Monday, August 02, 2010

Flag Of Convenience - Monday

Negotiator S rings my extension and any brief lifting of the spirits is immediately dashed as she announces the bean counter boss is on line three. Like an angry hedgehog – and just as likely to get flattened in an uneven encounter - I’m bristling defensively even before his whiny voice starts grumbling.

Some people, upper-middle management away from the figurative coalface - particularly those who never wielded a pick in the first place – tend to have too much time perusing statistics. Like idle trust fund supported gamblers on a racetrack, they study the form, carp from the sidelines, and then walk away with impunity as someone else’s betting slip of life flutters to the floor.

‘You board penetration is below par.’ Snipes the bean counter, his nasally telephone tone another of a myriad reasons why he’d never cut it at the front line. Estate agents strive to erect as may for sale and sold flag boards as possible. The industry-accepted rule being, this is the cheapest form of advertising you can buy. Weasel-faced accountants with about as much insight into the alchemy of a successful sale pitch as I have about balancing off the books balloon payments, love to flaunt their statistical supremacy.

‘It’s up….’ I begin defensively as I try to work out the percentage change from the last printed list he sent me - and fail miserably. ‘Quite a lot.’
‘Quantify quite a lot.’ Bullies the boss. I can’t be arsed probably isn’t the answer he’s looking for, any more than the very plausible argument that a high number of the flats on my books are in blocks that preclude agents boards in the lease. It’s a well-known fact that many managers fiddle their board numbers. Diminutive rival manager H being amongst the most flagrant offenders.

‘You could try and be a bit more like H.’ Intones the bean counter, apparently without irony. And I want to spit out some poison about dwarves, fabrications and morals, but sometimes you have to know when to hold your tongue, at least you do if you are a salesman. No such problem for those more familiar with calculators than compassion.
‘His success rate is touching eighty percent.’ Purrs the bean counter, as an unwelcome vision of him and H mutually rubbing each other’s abacus pole, elbows into my brain.

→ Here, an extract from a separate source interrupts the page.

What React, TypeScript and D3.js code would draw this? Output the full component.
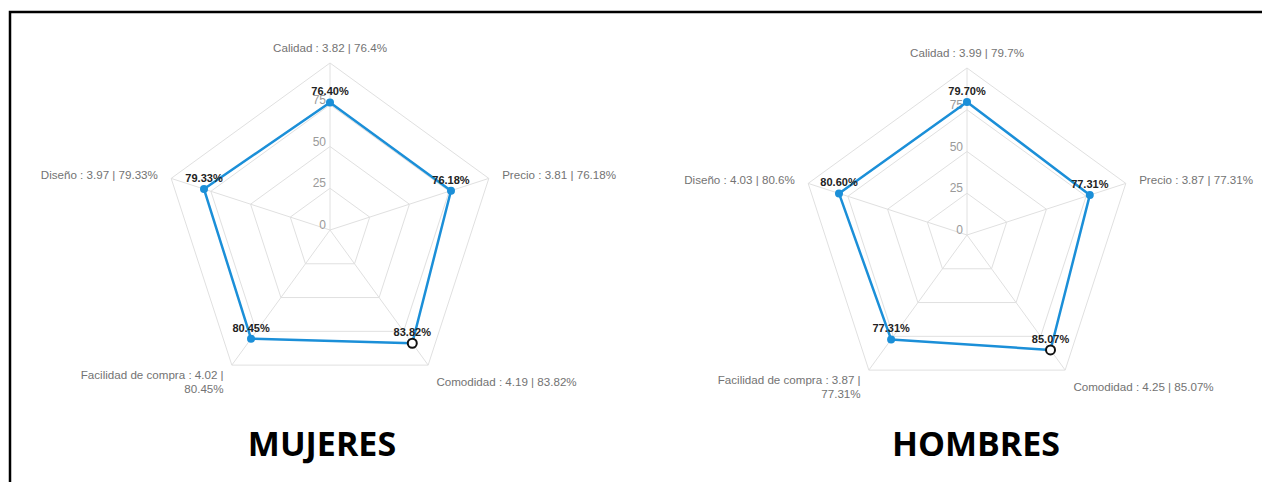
import React from "react";
import * as d3 from "d3";

// radar axes (clockwise from the top)
const axes = ["Calidad", "Precio", "Comodidad", "Facilidad de compra", "Diseño"];

const mujeresScores = [3.82, 3.81, 4.19, 4.02, 3.97];
const mujeresPct = [76.4, 76.18, 83.82, 80.45, 79.33];

const hombresScores = [3.99, 3.87, 4.25, 3.87, 4.03];
const hombresPct = [79.7, 77.31, 85.07, 77.31, 80.6];

const ringTicks = [0, 25, 50, 75, 100];
const tickLabels = ["0", "25", "50", "75"];

const W = 1262;
const H = 482;
const R = 167;
const BLUE = "#1b8fd8";
const labelFont = "'Liberation Sans', Arial, Helvetica, sans-serif";

type RadarProps = {
  cx: number;
  cy: number;
  title: string;
  titleX: number;
  scores: number[];
  pct: number[];
  hovered: number;
};

const Radar: React.FC<RadarProps> = ({ cx, cy, title, titleX, scores, pct, hovered }) => {
  const r = d3.scaleLinear().domain([0, 100]).range([0, R]);
  const angle = (i: number) => (i * 2 * Math.PI) / axes.length;

  const ring = d3
    .lineRadial<number>()
    .angle((_, i) => angle(i))
    .curve(d3.curveLinearClosed);

  const dataLine = d3
    .lineRadial<number>()
    .angle((_, i) => angle(i))
    .radius((d) => r(d))
    .curve(d3.curveLinearClosed);

  return (
    <g>
      <g transform={`translate(${cx},${cy})`}>
        {/* grid rings */}
        {ringTicks.slice(1).map((t) => (
          <path
            key={t}
            d={ring.radius(() => r(t))(axes.map(() => t)) || ""}
            fill="none"
            stroke="#e0e0e0"
            strokeWidth={1}
          />
        ))}
        {/* spokes */}
        {axes.map((a, i) => {
          const [x, y] = d3.pointRadial(angle(i), r(100));
          return <line key={a} x1={0} y1={0} x2={x} y2={y} stroke="#e0e0e0" strokeWidth={1} />;
        })}
        {/* ring labels */}
        {tickLabels.map((t) => (
          <text
            key={t}
            x={-4}
            y={-r(+t) - 1}
            textAnchor="end"
            fontFamily={labelFont}
            fontSize={12}
            fill="#9a9a9a"
          >
            {t}
          </text>
        ))}
        {/* axis labels */}
        {axes.map((a, i) => {
          const [px, py] = d3.pointRadial(angle(i), r(100) + 14);
          const s = Math.sin(angle(i));
          const c = Math.cos(angle(i));
          const anchor = Math.abs(s) < 0.1 ? "middle" : s > 0 ? "start" : "end";
          const full = `${a} : ${scores[i]} | ${pct[i]}%`;
          const lines = full.length > 28 ? [full.slice(0, full.indexOf("|") + 1), `${pct[i]}%`] : [full];
          let base = py + 5;
          if (c > 0.9) base = py + 3;
          else if (c < 0) base = py + 10 - (lines.length - 1) * 7;
          return (
            <text
              key={a}
              x={px}
              y={base}
              textAnchor={anchor}
              fontFamily={labelFont}
              fontSize={11.6}
              fill="#737373"
            >
              {lines.map((l, k) => (
                <tspan key={k} x={px} dy={k === 0 ? 0 : 14}>
                  {l}
                </tspan>
              ))}
            </text>
          );
        })}
        {/* data */}
        <path d={dataLine(pct) || ""} fill="none" stroke={BLUE} strokeWidth={2.5} strokeLinejoin="round" />
        {pct.map((v, i) => {
          const [x, y] = d3.pointRadial(angle(i), r(v));
          return i === hovered ? (
            <circle key={i} cx={x} cy={y} r={4.5} fill="#fff" stroke="#111" strokeWidth={2} />
          ) : (
            <circle key={i} cx={x} cy={y} r={4} fill={BLUE} />
          );
        })}
        {pct.map((v, i) => {
          const [x, y] = d3.pointRadial(angle(i), r(v));
          return (
            <text
              key={i}
              x={x}
              y={y - 7}
              textAnchor="middle"
              fontFamily={labelFont}
              fontSize={11}
              fontWeight="bold"
              fill="#222"
            >
              {v.toFixed(2)}%
            </text>
          );
        })}
      </g>
      <text
        x={titleX}
        y={456}
        textAnchor="middle"
        fontFamily="'Open Sans', sans-serif"
        fontWeight={700}
        fontSize={34}
        fill="#000"
      >
        {title}
      </text>
    </g>
  );
};

export default function App() {
  return (
    <svg
      width={W}
      height={H}
      viewBox={`0 0 ${W} ${H}`}
      style={{ position: "absolute", left: 0, top: 0, background: "#fff" }}
    >
      <rect width={W} height={H} fill="#fff" />
      <path d={`M10,${H} V12 H${W}`} fill="none" stroke="#000" strokeWidth={2.5} />
      <Radar cx={330} cy={230} title="MUJERES" titleX={322} scores={mujeresScores} pct={mujeresPct} hovered={2} />
      <Radar cx={967} cy={235} title="HOMBRES" titleX={976} scores={hombresScores} pct={hombresPct} hovered={2} />
    </svg>
  );
}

‘My average vendor profile excludes a good number of boards.’ I finally bat back, knowing even as I answer, I’ve phrased my defence poorly. ‘What average and what number?’ Comes the cavilling reply. Like an over-promoted chancellor, I haven’t a clue. I’m just hoping the market will bale me out, or that I’ll be gone before they rumble me. Neither is a sustainable policy.

‘Look at that lot.’ I grumble to assistant manager T as we drive to a large valuation, mid-afternoon. We’re passing a high-visibility corner site on the fringe of a popular estate. A small forest of for sale, and even less convincingly, sold boards, sprout from the ill-kept shrubbery. Most of the boards are false and if you interpret the planning laws correctly, all illegal.

Every so often, if someone in the know makes a call to the planning enforcement office the boards will be culled, as if some lone lumberjack has blown through with a chainsaw. But you get tired of ringing anonymously and there are only so many accents one person can perfect. Plus those in glass houses and all that…..

‘We should just whack a few of our boards up then stick them on our stats.’ Argues T. ‘That would keep the bean counter off our back.’
‘One per property,’ I intone impotently. ‘And it must be within the curtilage.’
‘Nobody knows that,’ responds T with a look bordering on derision. ‘And nobody takes any notice. We need to play the game more.’

T is right. And of course he’s wrong too. That’s the paradox. The dilemma every salesman labours with, the pressure to perform, to hit targets, to massage numbers and egos. Eventually even the most blinkered and unimaginative performer realises their must be more to life than a constant shuffling goalpost.

Eventually you get bored.

4 comments:

Anonymous said...

I have never understood this obsession with board counting - the only thing that matters is completions - but then I am not a corporate!

The beancounter should be drooling over the new RM Competitor Analysis stats!

The Sussex Idler said...

I've been thinking about this post and the last two paragraphs really do ring true. I've said before that I don't think this job is about 'having what it takes', just the ability to keep going. You come to the point eventually when that becomes an increasing struggle and, very simply, you've seen it all before. And what will happen next. And what will happen after that. I sometimes envy colleagues with that (manufactured) glint in their eye. That is until I realise they're more desperate than I'll ever be. The answer? It's blowing in the wind, alongside H's boards...

secret agent said...

Sounds like we've both seen it all before Idler - and we both don't know what else to do other than keep going.
Profound or pathetic?
S.A.

Chris said...

Nothing worse than bean counters harassing you that have no experience of it at the coal face. In most companies there is to a greater or lesser degree animosity between sales and accounts.